Agora e mais a sério, consta que um dos engenheiros dinamarqueses deixou a obra (suponho que por falecimento) e tinha um adjunto, português, que por motivos óbvios era quem estava ao corrente dos pormenores da obra. O curioso da história é que o senhor começou a facturar horas extra, de tal modo que o dia já teria 48 horas! Pelos vistos como trabalhava por 2, também receberia por 2!
Bem haja por estas memórias e pelo bom regresso.
João Celorico
Caro João Celorico
Não sou adepto do novo acordo ortográfico, pelo que se tratou apenas de um lapso meu.
Grato pela correcção.
Os meus cumprimentos
José Leite
Caro José Leite.
O alargamento da Ponte D. Luís I, entre Santarém e a Tapada (Almeirim) foi em 1965 (1956 será certamente uma inversão de algarismos).
Uma curiosidade: há uns anos - cerca de 15 a 20 - o Eng. Edgar Cardoso disse numa entrevista ao "Expresso" que essa intervenção na Ponte D. Luís I foi a obra mais difícil da sua vida, em virtude de toda a obra de alargamento e de reforço ter sido executada sem que o trânsito tivesse sido interrompido.

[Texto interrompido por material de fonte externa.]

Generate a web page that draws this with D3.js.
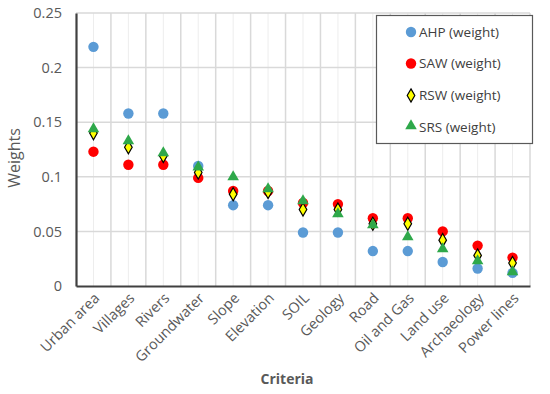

Mas - não percebendo eu nada de pontes - também noto, pelas fotografias antigas da ponte (vê-se razoavelmente na foto que publica em primeiro lugar mas existem outras mais próximas), que a estrutura anterior em ferro se "limitava" a uns ferros cruzados, enquanto que o aspecto com que ficou depois do alargamento e reforço era de uma enorme complicação de ferros, esticadores, etc.
Já agora, julgo que os "gasolinas" eram popularmente conhecidos pelos "gasolinos".
Carlos Marecos-Santarém
Caro Carlos Marecos
Grato pelas suas correcções, e pelas suas informações adicionais.
Cumprimentos
José Leite
Que registo magnífico, que eu desconhecia até ao hoje. Hoje, 30/12/2020, data em que esta ponte faz 69 anos, ao procurar alguma informação acerca da mesma, acabei por descobrir este blogue interessantíssimo.